* begin Supplied records *
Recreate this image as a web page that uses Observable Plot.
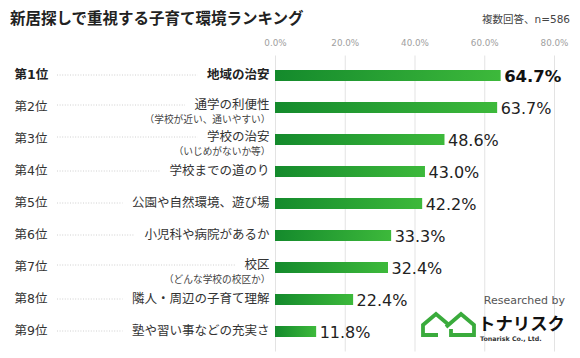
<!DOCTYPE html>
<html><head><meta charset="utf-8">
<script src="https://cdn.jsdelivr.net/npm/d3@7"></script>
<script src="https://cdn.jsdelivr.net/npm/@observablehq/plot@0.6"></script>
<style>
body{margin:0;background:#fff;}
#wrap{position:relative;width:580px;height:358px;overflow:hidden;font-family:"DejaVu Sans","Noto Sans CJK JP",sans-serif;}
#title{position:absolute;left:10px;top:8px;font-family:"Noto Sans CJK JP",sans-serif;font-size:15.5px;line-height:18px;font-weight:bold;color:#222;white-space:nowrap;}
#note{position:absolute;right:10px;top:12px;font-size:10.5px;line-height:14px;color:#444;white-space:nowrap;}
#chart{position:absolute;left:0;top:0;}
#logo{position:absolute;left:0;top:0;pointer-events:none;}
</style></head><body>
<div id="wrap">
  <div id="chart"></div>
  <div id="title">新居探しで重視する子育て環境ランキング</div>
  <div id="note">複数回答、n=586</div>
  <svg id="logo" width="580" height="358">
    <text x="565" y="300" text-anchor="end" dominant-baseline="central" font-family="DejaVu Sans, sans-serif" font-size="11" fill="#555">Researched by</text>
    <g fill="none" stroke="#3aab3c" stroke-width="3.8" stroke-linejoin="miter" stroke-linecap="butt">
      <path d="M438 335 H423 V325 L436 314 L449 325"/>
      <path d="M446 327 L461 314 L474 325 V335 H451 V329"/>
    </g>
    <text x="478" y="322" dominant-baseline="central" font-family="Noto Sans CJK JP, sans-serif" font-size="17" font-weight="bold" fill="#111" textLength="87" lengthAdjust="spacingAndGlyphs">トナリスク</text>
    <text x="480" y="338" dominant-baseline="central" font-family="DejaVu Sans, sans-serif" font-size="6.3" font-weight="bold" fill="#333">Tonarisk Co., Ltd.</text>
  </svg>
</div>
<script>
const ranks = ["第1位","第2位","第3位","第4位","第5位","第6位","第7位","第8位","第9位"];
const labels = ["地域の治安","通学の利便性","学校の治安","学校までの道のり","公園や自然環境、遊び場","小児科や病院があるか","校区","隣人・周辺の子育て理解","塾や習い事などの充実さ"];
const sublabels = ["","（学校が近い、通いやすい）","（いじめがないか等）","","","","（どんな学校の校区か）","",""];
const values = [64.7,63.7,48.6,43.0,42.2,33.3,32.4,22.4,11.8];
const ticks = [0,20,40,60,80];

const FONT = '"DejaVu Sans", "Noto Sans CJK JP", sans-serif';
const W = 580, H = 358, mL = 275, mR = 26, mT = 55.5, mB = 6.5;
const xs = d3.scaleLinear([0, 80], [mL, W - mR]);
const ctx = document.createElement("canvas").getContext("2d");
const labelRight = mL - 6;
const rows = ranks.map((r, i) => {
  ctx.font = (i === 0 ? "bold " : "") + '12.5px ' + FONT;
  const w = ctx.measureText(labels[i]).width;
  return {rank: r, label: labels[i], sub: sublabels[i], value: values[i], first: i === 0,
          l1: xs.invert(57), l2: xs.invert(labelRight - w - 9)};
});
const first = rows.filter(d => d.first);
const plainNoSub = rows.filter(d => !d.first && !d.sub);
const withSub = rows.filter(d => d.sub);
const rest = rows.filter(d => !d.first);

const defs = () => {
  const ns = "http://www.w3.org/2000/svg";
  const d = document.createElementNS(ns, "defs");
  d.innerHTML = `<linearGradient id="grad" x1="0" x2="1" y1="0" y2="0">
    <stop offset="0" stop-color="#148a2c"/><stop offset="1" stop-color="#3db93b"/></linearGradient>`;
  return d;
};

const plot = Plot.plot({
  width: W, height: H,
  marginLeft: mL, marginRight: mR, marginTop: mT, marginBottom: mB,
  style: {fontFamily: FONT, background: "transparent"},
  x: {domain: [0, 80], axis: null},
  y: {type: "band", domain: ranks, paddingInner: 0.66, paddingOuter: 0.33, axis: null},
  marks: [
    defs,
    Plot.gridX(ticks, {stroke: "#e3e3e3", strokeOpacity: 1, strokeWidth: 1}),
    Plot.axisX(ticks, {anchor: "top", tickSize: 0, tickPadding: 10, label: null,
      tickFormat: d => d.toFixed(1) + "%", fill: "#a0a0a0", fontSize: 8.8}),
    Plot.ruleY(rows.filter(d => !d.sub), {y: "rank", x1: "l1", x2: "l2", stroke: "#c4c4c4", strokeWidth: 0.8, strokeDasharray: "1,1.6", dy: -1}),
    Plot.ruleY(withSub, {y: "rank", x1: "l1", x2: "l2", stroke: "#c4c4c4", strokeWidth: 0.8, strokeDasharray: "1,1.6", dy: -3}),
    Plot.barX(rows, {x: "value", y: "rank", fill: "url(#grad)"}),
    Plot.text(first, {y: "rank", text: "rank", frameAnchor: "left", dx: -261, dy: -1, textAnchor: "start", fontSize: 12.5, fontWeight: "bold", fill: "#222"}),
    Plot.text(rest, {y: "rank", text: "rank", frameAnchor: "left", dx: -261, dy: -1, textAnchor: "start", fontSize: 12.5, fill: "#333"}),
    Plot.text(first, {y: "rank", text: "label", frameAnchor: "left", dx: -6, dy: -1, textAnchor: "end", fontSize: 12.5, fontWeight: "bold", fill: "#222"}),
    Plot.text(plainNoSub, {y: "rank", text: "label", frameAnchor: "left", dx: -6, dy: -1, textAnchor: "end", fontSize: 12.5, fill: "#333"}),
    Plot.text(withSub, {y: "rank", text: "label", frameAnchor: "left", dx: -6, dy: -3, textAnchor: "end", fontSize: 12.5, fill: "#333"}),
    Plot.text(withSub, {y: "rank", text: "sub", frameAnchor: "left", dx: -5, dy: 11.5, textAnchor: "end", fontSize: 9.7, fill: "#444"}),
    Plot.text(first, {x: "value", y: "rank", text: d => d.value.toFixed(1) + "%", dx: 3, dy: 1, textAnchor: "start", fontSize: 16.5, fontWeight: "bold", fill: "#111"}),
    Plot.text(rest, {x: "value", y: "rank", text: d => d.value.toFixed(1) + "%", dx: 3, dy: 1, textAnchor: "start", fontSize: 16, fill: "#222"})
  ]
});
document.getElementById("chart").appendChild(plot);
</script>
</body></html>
* end Supplied records *
* begin Supplied records *
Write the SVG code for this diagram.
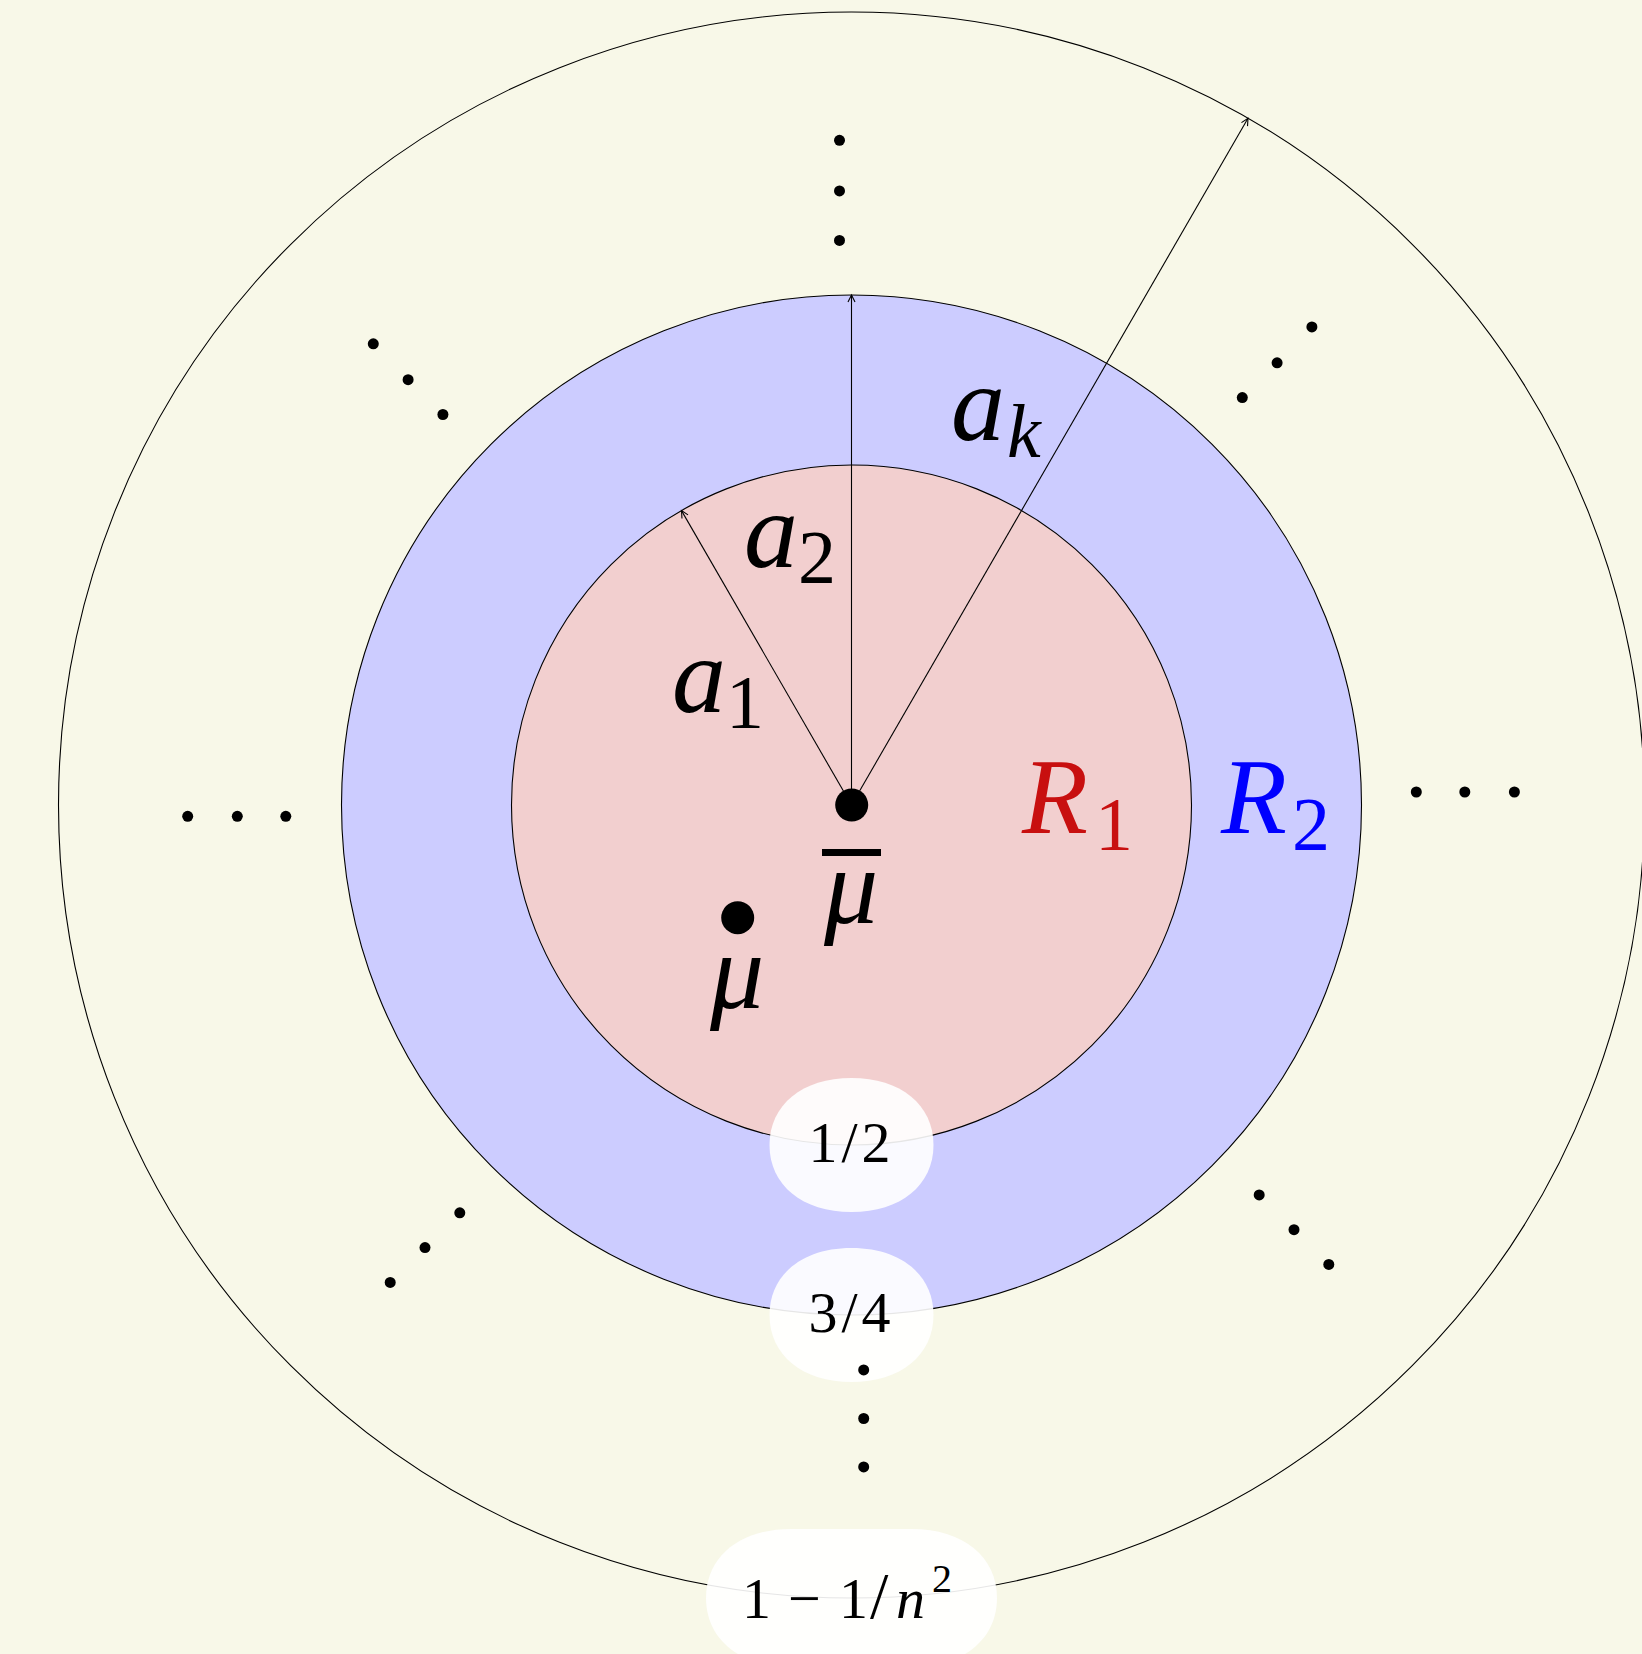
* end Supplied records *
* begin Supplied records *
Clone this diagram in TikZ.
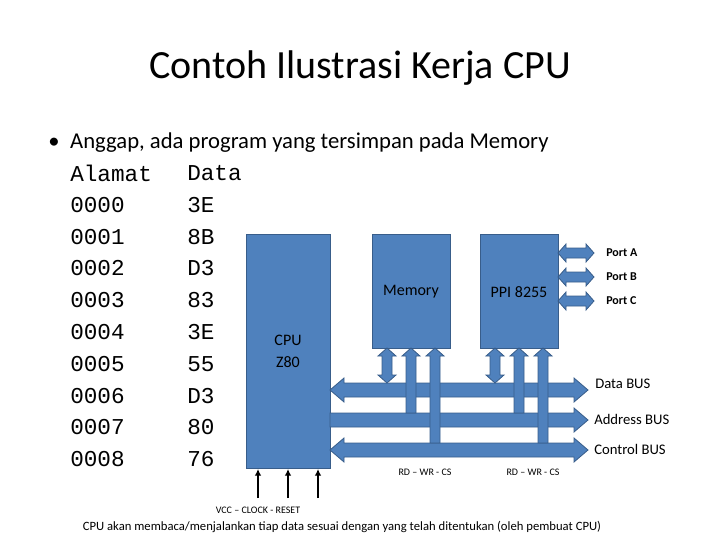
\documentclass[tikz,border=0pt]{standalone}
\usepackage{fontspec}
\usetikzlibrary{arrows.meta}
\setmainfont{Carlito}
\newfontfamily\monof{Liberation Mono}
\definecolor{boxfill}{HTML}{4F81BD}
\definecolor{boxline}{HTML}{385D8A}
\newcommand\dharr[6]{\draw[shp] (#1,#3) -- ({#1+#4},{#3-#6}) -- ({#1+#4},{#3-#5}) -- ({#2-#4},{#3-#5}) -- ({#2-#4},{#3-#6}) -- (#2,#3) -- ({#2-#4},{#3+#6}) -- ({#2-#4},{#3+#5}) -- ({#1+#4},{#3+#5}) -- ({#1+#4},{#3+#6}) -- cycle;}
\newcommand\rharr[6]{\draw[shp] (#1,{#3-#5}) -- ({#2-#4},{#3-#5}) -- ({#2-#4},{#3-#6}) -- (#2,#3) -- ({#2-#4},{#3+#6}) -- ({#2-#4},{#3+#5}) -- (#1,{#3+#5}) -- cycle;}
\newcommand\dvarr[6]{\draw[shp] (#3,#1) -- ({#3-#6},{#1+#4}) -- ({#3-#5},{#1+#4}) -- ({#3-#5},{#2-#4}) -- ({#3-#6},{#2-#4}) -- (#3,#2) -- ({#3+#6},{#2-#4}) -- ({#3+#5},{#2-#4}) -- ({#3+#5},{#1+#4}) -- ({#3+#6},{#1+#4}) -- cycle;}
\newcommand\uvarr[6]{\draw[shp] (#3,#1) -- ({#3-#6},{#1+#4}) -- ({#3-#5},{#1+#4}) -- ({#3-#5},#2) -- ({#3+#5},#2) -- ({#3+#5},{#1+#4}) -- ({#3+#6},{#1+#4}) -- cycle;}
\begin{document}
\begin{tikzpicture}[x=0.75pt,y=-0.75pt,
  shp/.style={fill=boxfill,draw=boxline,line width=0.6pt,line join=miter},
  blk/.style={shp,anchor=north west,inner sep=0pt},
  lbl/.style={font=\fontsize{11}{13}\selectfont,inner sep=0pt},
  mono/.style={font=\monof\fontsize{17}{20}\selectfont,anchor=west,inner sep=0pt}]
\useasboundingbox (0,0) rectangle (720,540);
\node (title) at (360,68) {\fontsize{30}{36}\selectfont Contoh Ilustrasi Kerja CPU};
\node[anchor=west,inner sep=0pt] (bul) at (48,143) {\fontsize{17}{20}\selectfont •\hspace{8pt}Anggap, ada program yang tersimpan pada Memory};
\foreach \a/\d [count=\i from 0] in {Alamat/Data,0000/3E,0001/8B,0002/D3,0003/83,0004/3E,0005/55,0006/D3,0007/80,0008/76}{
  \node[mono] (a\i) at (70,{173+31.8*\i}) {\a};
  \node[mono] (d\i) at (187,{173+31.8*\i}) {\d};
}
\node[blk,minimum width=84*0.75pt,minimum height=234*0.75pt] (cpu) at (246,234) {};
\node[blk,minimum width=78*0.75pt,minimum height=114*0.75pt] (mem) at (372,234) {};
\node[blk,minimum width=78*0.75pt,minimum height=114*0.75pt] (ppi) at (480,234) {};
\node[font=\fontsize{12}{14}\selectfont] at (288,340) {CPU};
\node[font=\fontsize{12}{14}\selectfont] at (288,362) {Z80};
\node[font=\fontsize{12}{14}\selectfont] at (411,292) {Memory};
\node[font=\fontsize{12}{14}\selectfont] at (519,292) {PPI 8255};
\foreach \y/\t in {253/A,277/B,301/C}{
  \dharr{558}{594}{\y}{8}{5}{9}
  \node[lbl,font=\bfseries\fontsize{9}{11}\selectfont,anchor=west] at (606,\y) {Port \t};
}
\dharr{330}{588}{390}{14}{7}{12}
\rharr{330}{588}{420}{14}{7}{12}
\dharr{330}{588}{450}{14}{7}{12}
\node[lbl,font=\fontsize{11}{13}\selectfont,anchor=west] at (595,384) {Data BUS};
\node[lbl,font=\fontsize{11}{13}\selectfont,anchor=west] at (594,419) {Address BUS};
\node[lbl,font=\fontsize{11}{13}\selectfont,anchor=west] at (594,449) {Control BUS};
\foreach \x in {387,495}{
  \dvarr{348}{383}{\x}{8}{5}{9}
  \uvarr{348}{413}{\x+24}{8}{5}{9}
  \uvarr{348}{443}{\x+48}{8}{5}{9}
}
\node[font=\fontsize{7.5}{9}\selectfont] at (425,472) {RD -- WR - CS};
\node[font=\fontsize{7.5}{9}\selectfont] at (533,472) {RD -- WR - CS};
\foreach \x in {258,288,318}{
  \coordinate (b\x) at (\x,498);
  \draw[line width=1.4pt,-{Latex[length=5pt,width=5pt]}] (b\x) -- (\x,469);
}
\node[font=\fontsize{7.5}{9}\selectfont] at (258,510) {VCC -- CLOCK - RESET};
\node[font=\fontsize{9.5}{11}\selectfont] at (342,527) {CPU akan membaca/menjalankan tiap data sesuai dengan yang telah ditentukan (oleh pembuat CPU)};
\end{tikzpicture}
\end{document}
* end Supplied records *
■ **Exercise aim**
Using the entries above, return each line in which the word "this" occurs.

■ **Exercise response**
Recreate this image as a web page that uses Observable Plot.
Write the SVG code for this diagram.
Clone this diagram in TikZ.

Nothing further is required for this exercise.